Thank you, William Grigg, for a truly excellent article about Rick Perry. I read the cheap piece by Paul Bagala about Rick Perry and your's is in a "whole nuther strata."
Perry is a kind of crafty evil that many of us just cannot fully fathom. What his real goals are none of us know, but it may have nothing to do with really wanting and trying for the presidency. I'm talkin serious one world death and slavery system evil here, folks.
I notice that Perry APPEARS to be taking a huge political risk by employing the Ralph Reed Christian "evangelical" right political strategy. We Texans know what destruction the Ralph Reed / Jack Abramoff gang wrecked on Texas. Watch Moyers video free online called "Capitol Crimes." A bunch of Texas evangelical pastors got all sorts of illegal laws passed and the whole top level of "elected" state officials were in on it.
I am a bit saddened to see Dr. Morgan Reynolds portrayed as you have. I have grown to respect this man very much because he has fought hard for 9-11 truth. See his site at NoMoreGames.net.

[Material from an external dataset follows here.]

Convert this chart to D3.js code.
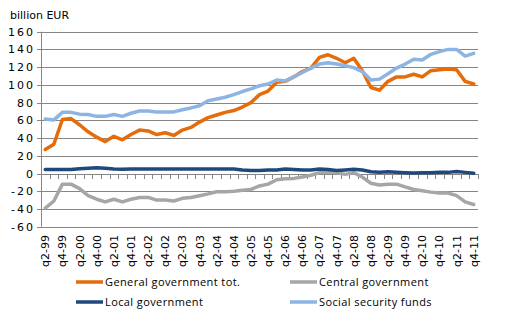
<!DOCTYPE html>
<html>
<head>
<meta charset="utf-8">
<script src="https://cdn.jsdelivr.net/npm/d3@7"></script>
<style>
  body { margin: 0; background: #fff; }
  svg { display: block; }
</style>
</head>
<body>
<svg id="chart" width="512" height="330"></svg>
<script>
// Quarterly categories (x axis)
const quarters = [
    'q2-99','q3-99','q4-99',
    'q1-00','q2-00','q3-00','q4-00',
    'q1-01','q2-01','q3-01','q4-01',
    'q1-02','q2-02','q3-02','q4-02',
    'q1-03','q2-03','q3-03','q4-03',
    'q1-04','q2-04','q3-04','q4-04',
    'q1-05','q2-05','q3-05','q4-05',
    'q1-06','q2-06','q3-06','q4-06',
    'q1-07','q2-07','q3-07','q4-07',
    'q1-08','q2-08','q3-08','q4-08',
    'q1-09','q2-09','q3-09','q4-09',
    'q1-10','q2-10','q3-10','q4-10',
    'q1-11','q2-11','q3-11','q4-11'
];

// Series values, billion EUR
const generalGov = [27,33,61,62,55,47,41,36,42,38,44,49,48,44,46,43,49,52,58,63,66,69,71,75,80,89,93,103,104,109,115,119,131,134,130,125,130,116,97,94,104,109,109,112,109,116,117,118,117,104,101];
const centralGov = [-39,-31,-12,-12,-17,-25,-29,-32,-29,-32,-29,-27,-27,-30,-30,-31,-28,-27,-25,-23,-20.5,-20.5,-20,-19,-18,-14,-12,-7,-6,-5.5,-4,-2,1,1.5,1,-1,1,-4,-11,-13,-12,-12,-15,-18,-19.5,-21,-22,-22,-25,-32,-35];
const localGov = [4.5,4.5,4.5,4.5,5.5,6,6.5,6,5,4.8,5,5,5,5,5,5,5,5,5,5,5,5,5,4,3.5,3.5,4,4,5,4.5,4,4,5,4.5,3.5,4,4.7,4,2,1.5,2,1.5,1,0.5,1,1,1.3,1.3,2.4,1.3,0.3];
const socialFunds = [61.5,60.5,69,69,67,66.5,64.5,64.5,66.5,64.5,68,70.5,70.5,69.5,69.5,69.5,72,74,76.5,82,84,86,89,92.5,95.5,99,101,105.5,104.5,109,114,119,123.5,125,123.5,121.5,119.5,115,105.5,106.5,112.5,119,123.5,129,128,134.5,137.5,140,140,132.5,135.5];

const seriesNames = ['General government tot.', 'Central government', 'Local government', 'Social security funds'];
const yTicks = [-60,-40,-20,0,20,40,60,80,100,120,140,160];

const series = [
    {name: seriesNames[0], values: generalGov, color: '#e46c0a'},
    {name: seriesNames[1], values: centralGov, color: '#a6a6a6'},
    {name: seriesNames[2], values: localGov, color: '#1f497d'},
    {name: seriesNames[3], values: socialFunds, color: '#8db4e2'}
];

const svg = d3.select('#chart');
const plotLeft = 41, plotRight = 478, plotTop = 31.7, plotBottom = 226.7;

const x = d3.scaleBand().domain(quarters).range([plotLeft, plotRight]);
const y = d3.scaleLinear().domain([-60, 160]).range([plotBottom, plotTop]);
const cx = q => x(q) + x.bandwidth() / 2;

// unit label
svg.append('text')
    .attr('x', 10).attr('y', 19)
    .attr('font-family', 'DejaVu Sans').attr('font-size', 11)
    .attr('fill', '#000')
    .text('billion EUR');

// gridlines
svg.append('g').selectAll('line')
    .data(yTicks)
    .join('line')
    .attr('x1', plotLeft - 4).attr('x2', plotRight)
    .attr('y1', d => Math.round(y(d)) + 0.5).attr('y2', d => Math.round(y(d)) + 0.5)
    .attr('stroke', '#868686').attr('stroke-width', 1);

// y axis line
svg.append('line')
    .attr('x1', plotLeft + 0.5).attr('x2', plotLeft + 0.5)
    .attr('y1', y(160)).attr('y2', y(-60))
    .attr('stroke', '#868686');

// y labels
svg.append('g').selectAll('text')
    .data(yTicks)
    .join('text')
    .attr('x', 35).attr('y', d => y(d) + 4)
    .attr('text-anchor', 'end')
    .attr('font-family', 'DejaVu Sans').attr('font-size', 11)
    .attr('letter-spacing', 2)
    .text(d => d);

// category ticks on zero line
const boundaries = quarters.map(q => x(q)).concat([plotRight]);
svg.append('g').selectAll('line')
    .data(boundaries)
    .join('line')
    .attr('x1', d => Math.round(d) + 0.5).attr('x2', d => Math.round(d) + 0.5)
    .attr('y1', Math.round(y(0))).attr('y2', Math.round(y(0)) + 5)
    .attr('stroke', '#868686');

// x labels every second quarter
svg.append('g').selectAll('text')
    .data(quarters.filter((q, i) => i % 2 === 0))
    .join('text')
    .attr('transform', q => `translate(${cx(q) + 4},235) rotate(-90)`)
    .attr('text-anchor', 'end')
    .attr('font-family', 'DejaVu Sans').attr('font-size', 11)
    .text(q => q);

// lines
const line = d3.line()
    .x((d, i) => cx(quarters[i]))
    .y(d => y(d));

svg.append('g').selectAll('path')
    .data(series)
    .join('path')
    .attr('d', d => line(d.values))
    .attr('fill', 'none')
    .attr('stroke', d => d.color)
    .attr('stroke-width', 3.5)
    .attr('stroke-linejoin', 'round')
    .attr('stroke-linecap', 'round');

// legend
const legendPos = [[76, 282], [290, 282], [76, 302], [290, 302]];
const legend = svg.append('g').selectAll('g')
    .data(series)
    .join('g')
    .attr('transform', (d, i) => `translate(${legendPos[i][0]},${legendPos[i][1]})`);

legend.append('line')
    .attr('x1', 0).attr('x2', 27)
    .attr('stroke', d => d.color).attr('stroke-width', 3.5);

legend.append('text')
    .attr('x', 29).attr('y', 4)
    .attr('font-family', 'Open Sans').attr('font-size', 11)
    .attr('letter-spacing', 0.4)
    .text(d => d.name);
</script>
</body>
</html>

Rick Ptuui-Perry is just the latest example of the what the duopoly parties trot out every four years. A cookie cutter bible packing neocon. No surprises there.
Since you brought up the Texas CPS I thought you might find this link an interesting read:
The child exploitation and extortion wing of CPS caught with its pants down in a blatant shakedown.
All the best . . .
In Male Fide
Sic Semper Tyrannis
Mr. Grigg - from Keene NH an interesting story the mass media has avoided: http://freekeene.com/2011/06/16/thomas-james-ball-self-immolated-in-protest-of-the-justice-system/ - that might make for an interesting report.
I lost my childhood and a brother to the same "child protection" system this man was protesting and would love to see his cause gain some attention.
Anonymous @ 7:59 --
And please contact me (WNGrigg[at]msn[dot]com) to tell me more about your family's horrible experience. Thank you.
Heil, Rick! What more can I say?
William Grigg, when are you going to get back on talk radio. Miss your reports.
Guys you state facts that never though about before. Wow, these guys are slavers running a modern day plantation. I've never seen it so blatant before.